Virtual market experiments: American options
  1. Compare the payoff from both the American and European exercise styles; for which value of the underlying is the difference largest?
  2. Switch to Call, VSpread and SuperShr to study how the exercise style affects the price of both vanilla and binary options.
  3. Compare the true American payoff with an approximation obtained by taking the larger of the European payoff and the intrinsic value (6.1.1#eq.1).

Since the price necessarily exceeds the intrinsic value, American options never develop the negative time value $ V(S,t)-\Lambda(S)$ that has previously been observed for European options.

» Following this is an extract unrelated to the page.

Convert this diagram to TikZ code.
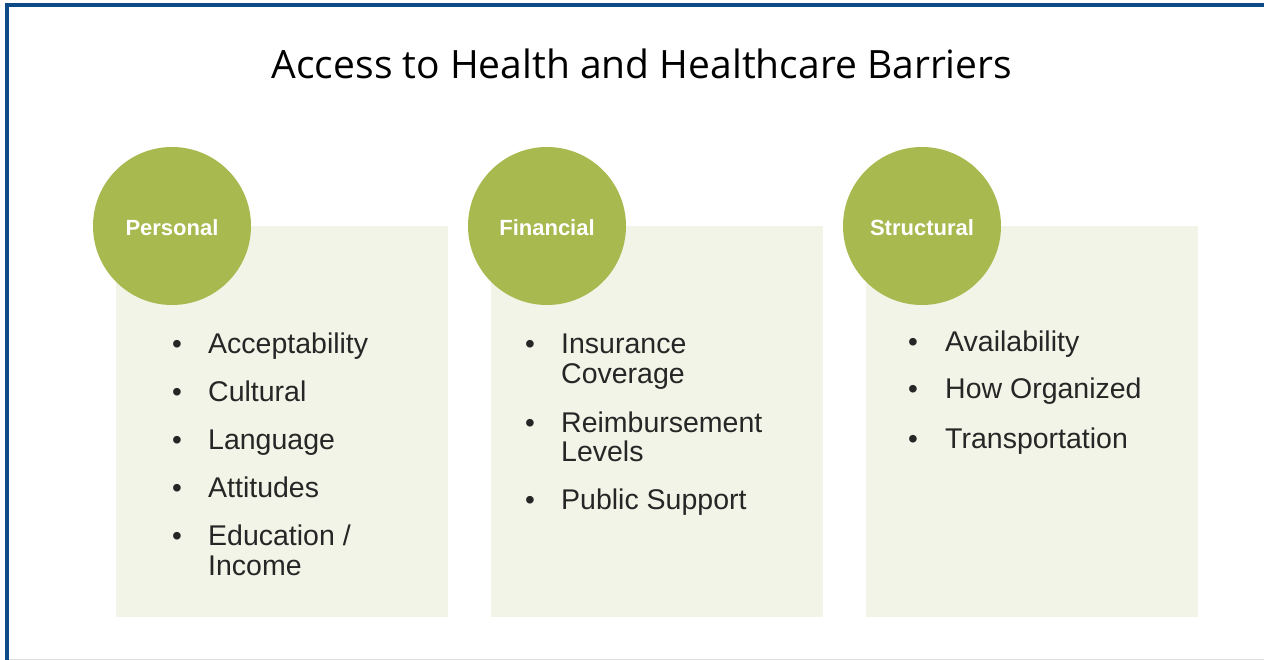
\documentclass[tikz,border=0pt]{standalone}
\usepackage{fontspec}
\setmainfont{Liberation Sans}
\newfontfamily\titlefont{Open Sans}
\usetikzlibrary{positioning}

\definecolor{frameblue}{HTML}{0D4A87}
\definecolor{leafgreen}{HTML}{A7B94F}
\definecolor{panelfill}{HTML}{F2F4E7}
\definecolor{itemgray}{HTML}{262626}

\tikzset{
  panel/.style={fill=panelfill, minimum width=332pt, minimum height=391pt, inner sep=0pt},
  badge/.style={circle, fill=leafgreen, minimum size=158pt, inner sep=0pt,
    text height=20pt, text depth=0pt,
    text=white, font=\bfseries\fontsize{22}{26}\selectfont},
  item/.style={anchor=base west, text=itemgray, inner sep=0pt,
    font=\fontsize{28.5}{29}\selectfont},
  dot/.style={anchor=base, text=itemgray, inner sep=0pt,
    font=\fontsize{28}{29}\selectfont},
}

\begin{document}
\begin{tikzpicture}[x=1pt,y=-1pt]
\useasboundingbox (0,0) rectangle (1264,660);
% frame
\fill[frameblue] (5,3) rectangle (1264,7);
\fill[frameblue] (5,3) rectangle (9,660);
\draw[gray!25] (9,659.5) -- (1264,659.5);

\node[anchor=base, font=\titlefont\fontsize{39}{44}\selectfont] (title) at (642,79)
  {Access to Health and Healthcare Barriers};

% panels
\node[panel, anchor=north west] (personalbox) at (116,226) {};
\node[panel, anchor=north west] (financialbox) at (491,226) {};
\node[panel, anchor=north west] (structuralbox) at (866,226) {};

% circles
\node[badge] (personal) at (172,226) {Personal};
\node[badge] (financial) at (547,226) {Financial};
\node[badge] (structural) at (922,226) {Structural};

% personal
\node[dot] (pd1) at (177,353) {•};
\node[item] (p1) at (208,353) {Acceptability};
\node[dot] (pd2) at (177,401) {•};
\node[item] (p2) at (208,401) {Cultural};
\node[dot] (pd3) at (177,449) {•};
\node[item] (p3) at (208,449) {Language};
\node[dot] (pd4) at (177,497) {•};
\node[item] (p4) at (208,497) {Attitudes};
\node[dot] (pd5) at (177,545) {•};
\node[item] (p5) at (208,545) {Education /};
\node[item] (p5b) at (208,575) {Income};

% financial
\node[dot] (fd1) at (530,354) {•};
\node[item] (f1) at (561,354) {Insurance};
\node[item] (f1b) at (561,383) {Coverage};
\node[dot] (fd2) at (530,432) {•};
\node[item] (f2) at (561,432) {Reimbursement};
\node[item] (f2b) at (561,461) {Levels};
\node[dot] (fd3) at (530,509) {•};
\node[item] (f3) at (561,509) {Public Support};

% structural
\node[dot] (sd1) at (913,352) {•};
\node[item] (s1) at (945,352) {Availability};
\node[dot] (sd2) at (913,399) {•};
\node[item] (s2) at (945,399) {How Organized};
\node[dot] (sd3) at (913,448) {•};
\node[item] (s3) at (945,448) {Transportation};
\end{tikzpicture}
\end{document}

In fact, the experiments above suggest that a crude estimate for the value of an American option can be obtained simply by choosing whichever is larger, the European Black-Scholes formula or the intrinsic value

$\displaystyle V_\textrm{AMR}(S,t)\approx\max(V_\textrm{EUR}(S,t),\Lambda(S))$ (6.1.1#eq.1)

Discontinuities where the European payoff intersects the intrinsic value are in contradiction with the efficient market hypothesis: indeed, delta-hedging strategies exist from which risk-free profits can be made and arbitragers quickly smooth out the transition. This shows that the approximation (6.1.1#eq.1) is not in general sufficient for the pricing of American options, but it can nevertheless be useful when an explicit formula is needed.